The Galatin Bridge was bedecked in national flags as boats drapped in political banners chugged through the waters of the Golden Horn.
Schools & Culture
Every morning schools across the vast country open with a national anthem. Unlike American children, Turkish school kids do not proclaim a loyaly oath -- they do not pledge allegiance to a flag. The Turkish anthem begins as a statement of personal self-esteem: "I am a Turk! I am industrious!" It ends with a pledge to Atatürk, the founder of modern Turkey: "O Great Atatürk, I vow that I will march unhesitatingly along the road you opened, toward the goal you showed."

Turkey provides for eight years of mandatory schooling "soon to expand to 12 years." Schooling begins at the age of six. There is a controversial three-hour national test -- a "life-changing" exam that determines who will go on to college. The exam comes at the end of June when 1.57 million students compete. Students who don't pass can retake the exam three more times, but each time, additional points are deducted from your possible score "so you really have to excel."

This year there were 50,000 students competing for 200 slots in Turkey's prestige Medical School. The schools are tuition-free. Students pay only for books and board. Recently, private schools have started to appear to meet the needs of Turkey's growing population. Our Turkish friends insist that their schools are considered "among the best in the world."

Students wear uniforms but no headscarves, as befits a secular state. Christian and Jewish symbols also are banned from state schools.

In Turkey, 99% of the mosques are financed and built by the local residents. Many small neighborhoods boast more than a dozen mosques -- some ornate and others as simple as a single prefab tower attached to a one-story house. Imams are appointed by the government, must be university graduates and must be certified by the state's Religious Affairs Department.

Memorable Moments in Turkish Media
In every city we visit, there's an invigorating goulash of international broadcasts to choose from including broadcasts in German (something of a second language in much of Turkey), Spain, Russia, Britain. There's the BBC, MSNBC, CNN, CNNTurk, NTV. Broadcast fare includes dubbed versions of Home Improvement and the George Lopez show and subtitled episodes of The Simpsons. As well as scads of Turkish sit-coms, live music shows, endless Turkish pop music videos. American basketball is big in Turkey. Just mention "NBA" and see the smiles you get.

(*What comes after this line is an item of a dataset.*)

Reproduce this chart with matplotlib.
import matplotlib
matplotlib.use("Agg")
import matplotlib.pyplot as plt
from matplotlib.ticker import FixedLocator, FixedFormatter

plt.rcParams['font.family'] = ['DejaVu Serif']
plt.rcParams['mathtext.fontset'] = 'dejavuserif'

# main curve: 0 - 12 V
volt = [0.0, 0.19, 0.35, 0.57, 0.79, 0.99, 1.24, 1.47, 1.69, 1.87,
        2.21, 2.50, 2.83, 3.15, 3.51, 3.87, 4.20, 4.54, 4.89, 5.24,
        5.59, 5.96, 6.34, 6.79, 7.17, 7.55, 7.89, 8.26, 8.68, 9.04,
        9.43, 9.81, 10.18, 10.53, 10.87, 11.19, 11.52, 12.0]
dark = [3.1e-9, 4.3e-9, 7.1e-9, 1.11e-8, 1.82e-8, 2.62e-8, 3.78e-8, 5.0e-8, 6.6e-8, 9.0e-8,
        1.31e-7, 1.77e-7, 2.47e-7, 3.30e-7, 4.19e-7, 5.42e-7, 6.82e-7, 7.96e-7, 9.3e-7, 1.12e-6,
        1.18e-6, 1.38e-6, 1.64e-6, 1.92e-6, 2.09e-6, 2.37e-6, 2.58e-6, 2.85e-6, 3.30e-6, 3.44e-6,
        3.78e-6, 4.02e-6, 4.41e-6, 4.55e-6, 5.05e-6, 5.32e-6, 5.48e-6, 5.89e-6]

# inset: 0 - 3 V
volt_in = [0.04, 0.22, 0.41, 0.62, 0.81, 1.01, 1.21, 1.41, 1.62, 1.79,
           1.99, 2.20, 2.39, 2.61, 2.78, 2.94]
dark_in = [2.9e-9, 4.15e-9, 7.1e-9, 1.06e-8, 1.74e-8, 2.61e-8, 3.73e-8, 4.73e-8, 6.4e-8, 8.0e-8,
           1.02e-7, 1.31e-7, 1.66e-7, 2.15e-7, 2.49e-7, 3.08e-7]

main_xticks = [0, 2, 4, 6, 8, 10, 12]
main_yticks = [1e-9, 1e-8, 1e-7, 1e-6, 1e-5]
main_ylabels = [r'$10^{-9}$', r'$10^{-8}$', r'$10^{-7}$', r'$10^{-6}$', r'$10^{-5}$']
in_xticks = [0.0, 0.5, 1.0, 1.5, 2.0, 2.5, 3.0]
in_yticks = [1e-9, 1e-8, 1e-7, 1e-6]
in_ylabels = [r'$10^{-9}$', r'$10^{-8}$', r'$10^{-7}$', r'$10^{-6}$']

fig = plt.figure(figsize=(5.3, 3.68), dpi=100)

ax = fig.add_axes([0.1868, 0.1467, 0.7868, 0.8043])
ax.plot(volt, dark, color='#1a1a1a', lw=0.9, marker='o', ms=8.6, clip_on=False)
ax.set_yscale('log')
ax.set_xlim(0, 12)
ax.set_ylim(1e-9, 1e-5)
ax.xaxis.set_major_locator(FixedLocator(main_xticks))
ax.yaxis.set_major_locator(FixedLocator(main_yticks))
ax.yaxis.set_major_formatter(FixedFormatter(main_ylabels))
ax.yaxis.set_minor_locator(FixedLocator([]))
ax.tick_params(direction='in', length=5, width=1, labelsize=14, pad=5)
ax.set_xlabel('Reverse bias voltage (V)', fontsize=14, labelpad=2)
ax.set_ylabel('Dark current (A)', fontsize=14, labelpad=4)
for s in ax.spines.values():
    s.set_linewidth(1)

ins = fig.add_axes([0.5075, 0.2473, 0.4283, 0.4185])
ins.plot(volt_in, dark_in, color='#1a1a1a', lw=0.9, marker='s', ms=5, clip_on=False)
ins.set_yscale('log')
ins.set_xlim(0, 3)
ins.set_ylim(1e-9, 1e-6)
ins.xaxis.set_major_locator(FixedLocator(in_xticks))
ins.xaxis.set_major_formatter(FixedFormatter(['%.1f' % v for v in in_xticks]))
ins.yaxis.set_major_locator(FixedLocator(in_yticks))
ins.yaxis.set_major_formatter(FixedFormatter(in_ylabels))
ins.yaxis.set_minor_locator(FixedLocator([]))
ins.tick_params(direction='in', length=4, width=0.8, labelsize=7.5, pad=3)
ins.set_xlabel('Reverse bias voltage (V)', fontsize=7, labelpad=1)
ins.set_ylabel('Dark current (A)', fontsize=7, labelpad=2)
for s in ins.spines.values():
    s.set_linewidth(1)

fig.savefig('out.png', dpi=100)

Turkish TV offers a rebroadcast of a BBC talk-show called "Hardtalk" that seems modeled on Chris Matthew's "Hardball." The host makes it a nasty habit to interrupt, challenge and demean his guests. Mike Wallace on steroids. By contrast, a televised debate on Al Jazeera TV showed a Hamas representative lecturing an Israeli official while a third person moderated. The Hamas spokesperson, a stocky professorial gentleman in a business suit offset by a tie that carried a political message in Arabic, was ticking off a long list of points and grievances about the plight of Palestinians. He spoke with urgency and passion and he was going on a great length -- four minutes, five minutes, seven minutes.

Occasionally, the camera would cut to the face of the Israeli spokesperson who could be seen rolling his eyes and shaking his head in grim disagreement. But no one interrupts the speaker. Finally, after eight minutes of uninterrupted fulminating, it's Israel's turn to respond.

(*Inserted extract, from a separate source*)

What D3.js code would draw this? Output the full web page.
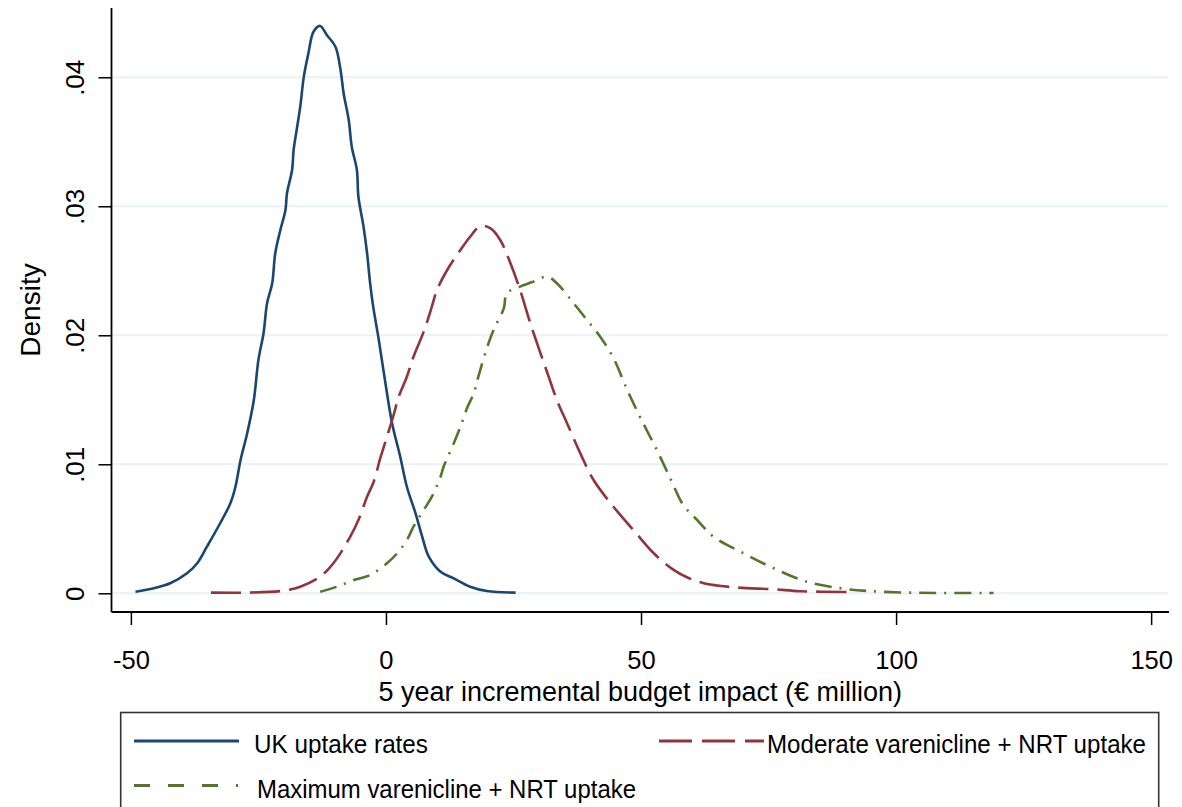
<!DOCTYPE html>
<html>
<head>
<meta charset="utf-8">
<script src="https://cdn.jsdelivr.net/npm/d3@7"></script>
<style>
  body { margin: 0; background: #fff; }
  text { font-family: Arial, "Liberation Sans", sans-serif; fill: #000; }
</style>
</head>
<body>
<div id="chart"></div>
<script>
// kernel density curves: [x (€ million), density]
const ukUptake = [
  [-49.1, 0.00012], [-45.5, 0.00039], [-42.3, 0.00078], [-39.0, 0.00155], [-37.0, 0.00233],
  [-35.1, 0.00361], [-32.5, 0.00543], [-30.5, 0.00698], [-29.5, 0.00826], [-28.5, 0.01033],
  [-27.2, 0.0124], [-25.9, 0.01498], [-25.0, 0.01809], [-24.0, 0.02016], [-23.3, 0.02248],
  [-22.3, 0.02403], [-21.7, 0.02636], [-20.7, 0.02816], [-19.7, 0.02971], [-19.4, 0.03101],
  [-18.4, 0.03281], [-18.1, 0.03436], [-17.4, 0.03617], [-16.8, 0.03772], [-16.1, 0.04005],
  [-15.2, 0.04186], [-14.2, 0.04353], [-12.9, 0.04398], [-11.6, 0.04328], [-9.9, 0.04237],
  [-8.9, 0.04057], [-8.3, 0.03876], [-7.3, 0.03669], [-6.7, 0.03462], [-5.7, 0.03281],
  [-5.4, 0.03074], [-4.4, 0.02842], [-3.7, 0.02636], [-3.1, 0.02403], [-2.5, 0.02222],
  [-1.4, 0.01964], [-0.1, 0.01628], [1.2, 0.01318], [2.8, 0.01059], [4.1, 0.00826],
  [5.8, 0.0062], [7.1, 0.00439], [8.4, 0.00284], [10.7, 0.00167], [13.3, 0.00116],
  [16.5, 0.00051], [19.8, 0.00018], [25.4, 0.00005]
];
const moderateUptake = [
  [-34.3, 0.00005], [-27.2, 0.00005], [-20.1, 0.0002], [-16.8, 0.00051], [-12.9, 0.00129],
  [-10.3, 0.00233], [-7.0, 0.00439], [-5.4, 0.00568], [-3.7, 0.00749], [-2.4, 0.00865],
  [-1.1, 0.01049], [0.2, 0.01214], [1.5, 0.01382], [2.5, 0.01524], [4.1, 0.01679],
  [5.4, 0.01834], [7.4, 0.02028], [9.0, 0.02222], [10.0, 0.02351], [12.0, 0.02506],
  [14.6, 0.02661], [16.5, 0.02764], [18.5, 0.02847], [20.5, 0.02829], [22.4, 0.02739],
  [24.4, 0.02558], [26.3, 0.02351], [28.3, 0.02093], [30.3, 0.0186], [31.9, 0.01679],
  [33.5, 0.01498], [35.5, 0.01318], [38.1, 0.01085], [40.7, 0.00878], [44.6, 0.00671],
  [48.5, 0.00491], [52.5, 0.0031], [56.4, 0.00181], [59.0, 0.00124], [62.3, 0.00078],
  [68.1, 0.00047], [76.0, 0.00031], [81.2, 0.00016], [90.4, 0.0001]
];
const maximumUptake = [
  [-12.9, 0.00012], [-9.6, 0.00051], [-6.3, 0.00103], [-3.1, 0.00142], [0.2, 0.00233],
  [2.2, 0.0031], [4.1, 0.00413], [5.4, 0.00516], [7.4, 0.00646], [9.0, 0.00749],
  [10.7, 0.00904], [11.3, 0.00981], [13.3, 0.01163], [14.6, 0.01291], [15.9, 0.01436],
  [17.2, 0.0155], [18.2, 0.01692], [19.8, 0.01902], [21.1, 0.02041], [23.1, 0.02209],
  [23.7, 0.02326], [26.3, 0.02377], [28.9, 0.02416], [31.6, 0.02454], [33.5, 0.02403],
  [36.8, 0.02248], [39.4, 0.02119], [42.0, 0.01989], [44.6, 0.01824], [47.3, 0.01576],
  [49.9, 0.01359], [53.1, 0.01111], [55.7, 0.00894], [58.3, 0.00684], [61.0, 0.00568],
  [64.2, 0.00439], [70.1, 0.0031], [76.0, 0.00194], [82.5, 0.0009], [89.1, 0.00039],
  [94.3, 0.00018], [102.8, 0.00005], [119.1, 0.00002]
];

const xTicks = [-50, 0, 50, 100, 150];
const yTicks = [0, 0.01, 0.02, 0.03, 0.04];
const seriesNames = ["UK uptake rates", "Moderate varenicline + NRT uptake", "Maximum varenicline + NRT uptake"];

const W = 1182, H = 807;
const svg = d3.select("#chart").append("svg")
  .attr("width", W).attr("height", H);

// plot region (stata-like graph region)
const plotL = 111.5, plotR = 1169, plotT = 8, plotB = 612;

const x = d3.scaleLinear().domain([-53.8, 153.5]).range([plotL, plotR]);
const y = d3.scaleLinear().domain([-0.00145, 0.04537]).range([plotB, plotT]);

// gridlines
svg.append("g")
  .selectAll("line")
  .data(yTicks)
  .join("line")
  .attr("x1", plotL + 1).attr("x2", plotR - 1)
  .attr("y1", d => y(d)).attr("y2", d => y(d))
  .attr("stroke", "#eaf2f3")
  .attr("stroke-width", 2);

// curves
const line = d3.line()
  .curve(d3.curveCatmullRom.alpha(0.5))
  .x(d => x(d[0]))
  .y(d => y(d[1]));

const series = [
  { data: ukUptake, color: "#1a476f", dash: null },
  { data: moderateUptake, color: "#90353b", dash: "30,9" },
  { data: maximumUptake, color: "#55752f", dash: "17,8,2,8" }
];

svg.append("g")
  .selectAll("path")
  .data(series)
  .join("path")
  .attr("d", d => line(d.data))
  .attr("fill", "none")
  .attr("stroke", d => d.color)
  .attr("stroke-width", 2.6)
  .attr("stroke-linejoin", "round")
  .attr("stroke-dasharray", d => d.dash);

// y axis
const yAxis = svg.append("g")
  .attr("transform", `translate(${plotL},0)`)
  .call(d3.axisLeft(y).tickValues(yTicks).tickSize(13)
    .tickFormat(d => d === 0 ? "0" : d3.format(".2f")(d).replace(/^0/, "")));
yAxis.select(".domain").remove();
yAxis.selectAll(".tick line").attr("stroke", "#000").attr("stroke-width", 1.5);
yAxis.selectAll(".tick text")
  .attr("x", null).attr("dy", null)
  .attr("transform", "translate(-28,0) rotate(-90)")
  .attr("text-anchor", "middle")
  .style("font-size", "26px");
svg.append("line")
  .attr("x1", plotL).attr("x2", plotL)
  .attr("y1", plotT).attr("y2", plotB)
  .attr("stroke", "#000").attr("stroke-width", 1.8);

// x axis
const xAxis = svg.append("g")
  .attr("transform", `translate(0,${plotB})`)
  .call(d3.axisBottom(x).tickValues(xTicks).tickSize(13).tickFormat(d => String(d)));
xAxis.select(".domain").remove();
xAxis.selectAll(".tick line").attr("stroke", "#000").attr("stroke-width", 1.5);
xAxis.selectAll(".tick text")
  .attr("y", 57).attr("dy", null)
  .style("font-size", "25.5px");
svg.append("line")
  .attr("x1", plotL).attr("x2", plotR)
  .attr("y1", plotB).attr("y2", plotB)
  .attr("stroke", "#000").attr("stroke-width", 1.8);

// axis titles
svg.append("text")
  .attr("x", (plotL + plotR) / 2).attr("y", 701)
  .attr("text-anchor", "middle")
  .style("font-size", "27px")
  .text("5 year incremental budget impact (€ million)");

svg.append("text")
  .attr("transform", `translate(40,${(plotT + plotB) / 2}) rotate(-90)`)
  .attr("text-anchor", "middle")
  .style("font-size", "28px")
  .text("Density");

// legend
const legend = svg.append("g");
legend.append("rect")
  .attr("x", 120.7).attr("y", 712.5)
  .attr("width", 1038).attr("height", 120)
  .attr("fill", "#fff")
  .attr("stroke", "#333").attr("stroke-width", 1.6);

const legendItems = [
  { name: seriesNames[0], color: "#1a476f", dash: null, x1: 134, x2: 239, ly: 741, tx: 254, ty: 753, tw: 174 },
  { name: seriesNames[1], color: "#90353b", dash: "33,10", x1: 659, x2: 764, ly: 741, tx: 767, ty: 753, tw: 379 },
  { name: seriesNames[2], color: "#55752f", dash: "16,18,16,18,16,18,2,30", x1: 134, x2: 239, ly: 785.5, tx: 257, ty: 798, tw: 379 }
];

legend.selectAll("line")
  .data(legendItems)
  .join("line")
  .attr("x1", d => d.x1).attr("x2", d => d.x2)
  .attr("y1", d => d.ly).attr("y2", d => d.ly)
  .attr("stroke", d => d.color)
  .attr("stroke-width", 2.8)
  .attr("stroke-dasharray", d => d.dash);

legend.selectAll("text")
  .data(legendItems)
  .join("text")
  .attr("x", d => d.tx).attr("y", d => d.ty)
  .attr("textLength", d => d.tw)
  .attr("lengthAdjust", "spacingAndGlyphs")
  .style("font-size", "26px")
  .text(d => d.name);
</script>
</body>
</html>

Once again, the speaker rails with unbridled emotion, unchecked by the moderator, as the Hamas representative listens restively, rolling his eyes and shaking his head in profound disagreement, looking aghast and aggrieved. But not once does either speaker interrupt or try to shout over the voice of the other. This kind of civilized discourse is rare on mainstream media in the West.

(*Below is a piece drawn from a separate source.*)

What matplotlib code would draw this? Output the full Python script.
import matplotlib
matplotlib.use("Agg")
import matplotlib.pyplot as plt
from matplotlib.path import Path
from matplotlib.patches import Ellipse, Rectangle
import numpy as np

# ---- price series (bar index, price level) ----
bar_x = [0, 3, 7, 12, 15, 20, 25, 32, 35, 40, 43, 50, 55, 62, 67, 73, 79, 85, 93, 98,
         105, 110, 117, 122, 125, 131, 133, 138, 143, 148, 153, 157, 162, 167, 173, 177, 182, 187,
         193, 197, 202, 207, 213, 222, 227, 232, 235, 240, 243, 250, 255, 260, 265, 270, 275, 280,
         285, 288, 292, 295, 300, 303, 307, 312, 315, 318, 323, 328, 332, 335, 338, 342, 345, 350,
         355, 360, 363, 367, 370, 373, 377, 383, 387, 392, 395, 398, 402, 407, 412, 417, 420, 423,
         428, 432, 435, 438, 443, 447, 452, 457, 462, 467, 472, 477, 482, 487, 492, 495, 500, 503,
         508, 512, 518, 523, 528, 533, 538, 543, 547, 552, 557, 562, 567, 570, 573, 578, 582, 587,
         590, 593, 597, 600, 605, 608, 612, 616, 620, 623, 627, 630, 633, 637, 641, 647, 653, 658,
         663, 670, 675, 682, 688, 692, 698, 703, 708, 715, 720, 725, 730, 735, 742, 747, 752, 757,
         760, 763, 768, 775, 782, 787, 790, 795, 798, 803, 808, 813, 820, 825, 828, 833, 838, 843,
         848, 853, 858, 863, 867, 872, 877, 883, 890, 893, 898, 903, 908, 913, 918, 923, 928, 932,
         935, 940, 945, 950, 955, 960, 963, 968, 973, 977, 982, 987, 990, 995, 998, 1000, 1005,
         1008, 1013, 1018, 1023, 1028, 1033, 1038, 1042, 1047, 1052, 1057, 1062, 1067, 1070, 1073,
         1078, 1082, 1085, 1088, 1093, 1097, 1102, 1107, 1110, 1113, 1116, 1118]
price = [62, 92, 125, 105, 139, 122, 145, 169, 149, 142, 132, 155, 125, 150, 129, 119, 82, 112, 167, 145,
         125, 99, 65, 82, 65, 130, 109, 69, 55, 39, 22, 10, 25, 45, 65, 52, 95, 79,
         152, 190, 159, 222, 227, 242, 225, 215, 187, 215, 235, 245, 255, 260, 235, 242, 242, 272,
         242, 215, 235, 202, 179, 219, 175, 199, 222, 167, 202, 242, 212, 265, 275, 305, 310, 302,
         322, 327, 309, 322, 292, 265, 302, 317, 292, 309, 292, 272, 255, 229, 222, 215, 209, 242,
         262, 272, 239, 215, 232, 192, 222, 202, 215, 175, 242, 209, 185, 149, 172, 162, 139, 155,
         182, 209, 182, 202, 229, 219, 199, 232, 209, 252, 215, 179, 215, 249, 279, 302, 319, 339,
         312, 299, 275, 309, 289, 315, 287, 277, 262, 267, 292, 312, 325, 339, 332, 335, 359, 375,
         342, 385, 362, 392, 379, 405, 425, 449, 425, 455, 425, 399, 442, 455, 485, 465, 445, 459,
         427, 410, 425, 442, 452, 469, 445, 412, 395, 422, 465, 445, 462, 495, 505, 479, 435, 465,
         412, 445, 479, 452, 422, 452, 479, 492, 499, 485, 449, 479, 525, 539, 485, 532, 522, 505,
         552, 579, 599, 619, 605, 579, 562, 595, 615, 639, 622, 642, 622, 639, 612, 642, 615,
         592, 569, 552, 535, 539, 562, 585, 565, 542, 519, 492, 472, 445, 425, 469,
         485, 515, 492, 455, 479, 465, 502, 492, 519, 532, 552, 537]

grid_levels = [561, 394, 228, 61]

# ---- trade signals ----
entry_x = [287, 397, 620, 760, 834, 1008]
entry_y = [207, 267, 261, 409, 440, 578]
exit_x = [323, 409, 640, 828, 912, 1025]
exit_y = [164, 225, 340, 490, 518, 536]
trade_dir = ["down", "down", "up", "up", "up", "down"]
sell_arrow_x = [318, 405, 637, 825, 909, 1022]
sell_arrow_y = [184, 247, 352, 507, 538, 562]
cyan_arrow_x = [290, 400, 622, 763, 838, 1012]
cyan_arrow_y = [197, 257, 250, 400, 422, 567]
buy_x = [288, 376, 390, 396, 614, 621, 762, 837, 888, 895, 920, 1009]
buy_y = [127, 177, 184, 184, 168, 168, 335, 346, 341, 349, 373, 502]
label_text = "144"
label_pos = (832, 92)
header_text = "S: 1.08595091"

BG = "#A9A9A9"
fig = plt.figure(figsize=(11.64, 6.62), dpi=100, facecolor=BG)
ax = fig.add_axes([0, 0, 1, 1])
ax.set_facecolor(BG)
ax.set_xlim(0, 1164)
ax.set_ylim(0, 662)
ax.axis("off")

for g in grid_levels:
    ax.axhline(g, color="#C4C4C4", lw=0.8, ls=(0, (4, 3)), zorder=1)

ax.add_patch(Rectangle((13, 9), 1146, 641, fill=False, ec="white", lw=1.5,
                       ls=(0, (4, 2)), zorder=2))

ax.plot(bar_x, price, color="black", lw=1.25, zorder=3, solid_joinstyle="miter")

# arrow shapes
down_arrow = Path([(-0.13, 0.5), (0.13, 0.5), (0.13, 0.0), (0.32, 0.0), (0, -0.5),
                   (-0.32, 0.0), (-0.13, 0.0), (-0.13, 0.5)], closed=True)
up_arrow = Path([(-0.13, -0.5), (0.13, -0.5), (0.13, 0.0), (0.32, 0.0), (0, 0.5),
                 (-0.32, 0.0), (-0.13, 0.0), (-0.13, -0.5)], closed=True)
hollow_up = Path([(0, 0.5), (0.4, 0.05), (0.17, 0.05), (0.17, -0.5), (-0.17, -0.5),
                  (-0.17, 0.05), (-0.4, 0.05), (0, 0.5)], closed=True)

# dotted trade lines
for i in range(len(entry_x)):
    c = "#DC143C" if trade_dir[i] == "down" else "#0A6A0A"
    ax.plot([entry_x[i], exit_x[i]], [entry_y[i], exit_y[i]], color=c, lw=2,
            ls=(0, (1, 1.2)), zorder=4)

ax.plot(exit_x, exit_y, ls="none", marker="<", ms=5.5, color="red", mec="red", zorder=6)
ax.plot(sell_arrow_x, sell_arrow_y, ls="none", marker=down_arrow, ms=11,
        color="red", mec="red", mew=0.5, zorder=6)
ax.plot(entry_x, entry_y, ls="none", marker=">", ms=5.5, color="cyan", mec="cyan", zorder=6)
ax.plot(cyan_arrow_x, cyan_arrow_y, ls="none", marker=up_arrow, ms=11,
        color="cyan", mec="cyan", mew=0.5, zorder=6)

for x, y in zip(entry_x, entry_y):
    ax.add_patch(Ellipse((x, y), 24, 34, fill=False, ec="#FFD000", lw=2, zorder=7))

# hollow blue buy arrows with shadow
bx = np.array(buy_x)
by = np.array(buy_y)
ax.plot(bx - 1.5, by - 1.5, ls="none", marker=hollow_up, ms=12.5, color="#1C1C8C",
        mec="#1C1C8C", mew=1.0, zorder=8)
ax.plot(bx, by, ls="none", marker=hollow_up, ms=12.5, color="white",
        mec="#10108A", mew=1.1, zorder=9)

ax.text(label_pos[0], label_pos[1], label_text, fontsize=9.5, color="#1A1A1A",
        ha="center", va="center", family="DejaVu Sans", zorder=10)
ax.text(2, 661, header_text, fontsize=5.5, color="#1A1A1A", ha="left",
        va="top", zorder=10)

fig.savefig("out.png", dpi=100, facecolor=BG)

Nor was the debate broken up by commercials for new cars, shopping malls, hair-care products or medicated tablets to cure migraines, insomnia, indigestion or impotence. This was TV as originally configured -- a noncommercial tool for news, democratic debate and popular education. Ironic that one has to travel to Turkey and tune in Al Jazeera to rediscover that how television can serve democracy rather than commerce.